After the break, we all shared our news brainstorming and activities. Again I was impressed by the quality and variety of what everyone produced. There were so many activity ideas, and no one was in the least bit worried that most would need more fine tuning before they could be taken into the classroom. We were all still in the mindset from the morning that we don’t have to produce complete, perfect activities. Rather, we’d all kind of stuck with the idea of protostorming, coming up with myriad approaches and suggestions. We ended up running over time by half an hour, but no one minded because it was so interesting! Most people seemed to think like I did and want to use this activity in the classroom as it was presented to us, and see what the students themselves could come up with!
After a break for afternoon tea (lovely fruit platters), we were given the afternoon to rotate at our own pace through a ‘science circus’. On each table in the makerspace was two or three different simple science activities to try out. Things like making oobleck and lava lamps, exploring properties of light, levitating ping pong balls with a hair dryer, making tea bag hot air balloons. It was such a fun afternoon of play, I’m sure we all felt like kids again! There weren’t many new activity ideas there for me, but I know others found great ideas for their classrooms.
Once we were done playing, people in the group were given the opportunity to share their own activity ideas. Only a couple of people volunteered though, and I think doing that on the first day was perhaps not the best option – people were still a bit unsure of the audience and exactly what was expected.
Dinner and Science Show
At the end of the afternoon, we were taken back to the ANU where we had a dinner of roast meats and salads. For some reason we almost ran out of baked potatoes, so by the time my table got there we were explicitly told to take only one each, while others on previous tables had taken many. Oh well, it seemed like a learning experience for the caterers too!
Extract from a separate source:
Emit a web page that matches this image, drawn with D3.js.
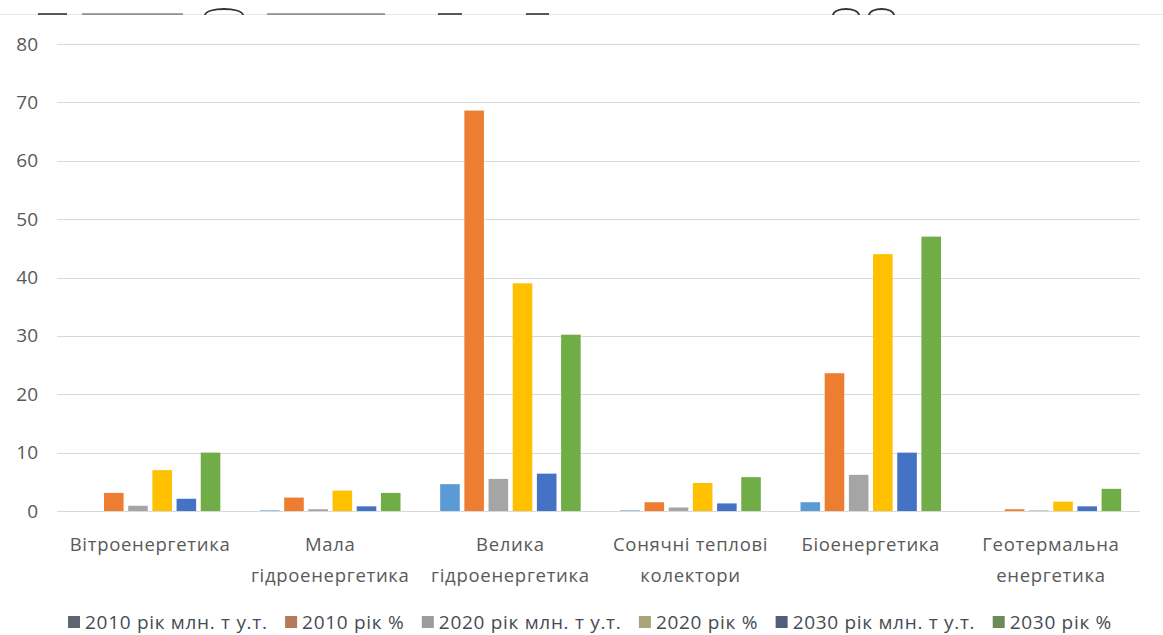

After dinner we were in for a real treat – a science show from Science ShowOffs! The evening was filled with explosions and hilarity, and quite a few tips for engagement too. It reminded me of the importance of ‘shock science’ experiments, ones that excite and amaze the audience in order to increase engagement. I admit I haven’t done many of them before, but I think I should opt to do more of it this year. There’s nothing quite like watching a cannon of teddy bears explode, or a giant pillar of steam come out of a giant bin of dry ice when it combines with boiling water. If you get the opportunity, I would highly recommend Dr Graham Walker’s show, he includes a lot of science (and even some maths and engineering), and so many jokes that it really was a fantastic way to end our first day of STEM X.
We all went to bed in high spirits, looking forward to the remainder of the week, even if our brains were already feeling a bit full after a few weeks of Christmas holidays!